奇しくも千葉県内で同日まで行われていた日本代表候補合宿でヴァイッド・ハリルホジッチ監督が選手たちに求めたのは、“世界を意識したJリーグでの戦い”だった。ハリルホジッチ監督はかねてから国内組の選手たちにレベルアップを強烈に要求し、クラブへ戻った国内組からチームメートへの波及効果も狙っている。Jクラブ所属選手に海外組と同様の高いハードルを設けてきた指揮官は、今季開幕からの明治安田生命J1リーグ2節を総括して「非常にデュエルの多い、激しいゲームになっていて、Jリーグ全体がいい方向に向かっている」と評価しているという。もちろんそれに満足しているわけではないが、Jリーグのレベルアップが日本代表の強化につながるという事実の一端を感じさせるエピソードである。
原氏が求める「日常のレベルアップ」は、トップチームだけの話ではない。
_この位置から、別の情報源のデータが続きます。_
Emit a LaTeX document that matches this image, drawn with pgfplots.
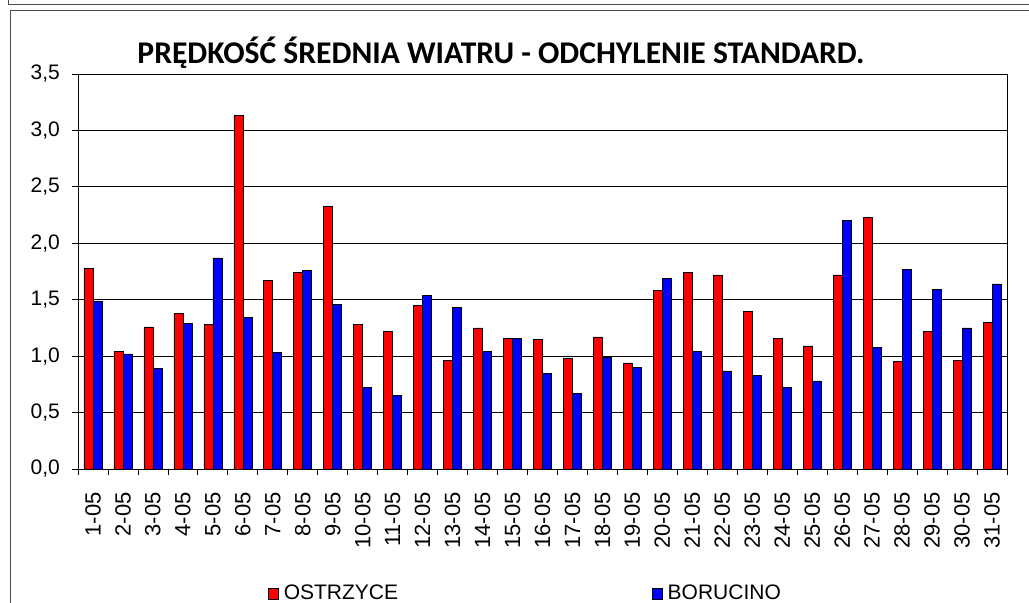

アカデミーなどの育成、そして子供たちへの普及活動においても、日々の活動が非常に重要な意味を持つと考えている。JFAが育成や普及へ積極的に取り組む一方で、実際には地元クラブで毎日の練習に励む選手にどう働きかけていくのかがポイントだ。子供たちが笑顔でサッカーに触れられる環境づくりは現場、すなわち各都道府県サッカー協会や地元クラブに委ねられている。そういった部分でJリーグの“日常”を経験し、JFAで重要な任務を担った原氏だからこそ見えるものがあるのは間違いない。JリーグとJクラブ、そしてJFAや都道府県協会と手を取り合ってできることは少なくないとも感じている。ボトムアップを図ることで日本サッカー界を高みに押し上げようとする原氏のJリーグ副理事長就任が、日本サッカー界に新しい風を吹かせてくれる可能性は十分にある。
原副理事長自身も「今度は自分が一番得意な現場に近いところに専念できるので、今度はJリーグ側からJFAの人と強化や育成についてやらなければいけない立場だと思う。まずはそれを全力でやることが必要ですね」と語っている。物事を見る角度が変わっただけで、サッカーファミリーとして目指すべきところは変わらない。むしろJFAの取り組みや内情を知り尽くした原氏だからこそ言えること、求めていけるものがあるはずだ。
JFA専務理事の辞任に伴って関係者に送ったメールで、原氏は「明日からはJリーグの立場から、日本サッカーを強く、明るくするように皆さんと一緒に力を合わせていきたいと思っています。みんなで日本サッカー界を、スポーツ界を成長させていきましょう」と綴っていた。
この「強く」「明るく」という表現に、原氏の思いが込められているように思う。
かつてFC東京を率いていた当時、監督として結果を追求し、周囲からも求められる中で「あらゆる娯楽が溢れている東京でお客さんに来てもらうためにはどんなサッカーをすればいいのか」という考え方も持ち合わせていた。ただ勝てばいいという視点だけでなく、エンタテインメントとしてのサッカーにも理解を示す柔軟性も持ち合わせていた。
日本サッカー界を本当の意味で強く、そしてサッカーを通じて日本を明るくするために――。自らが経験してきた様々な視点を武器に、原博実氏がJリーグ副理事長という新たな角度から、日本サッカー界へのさらなる尽力を誓う。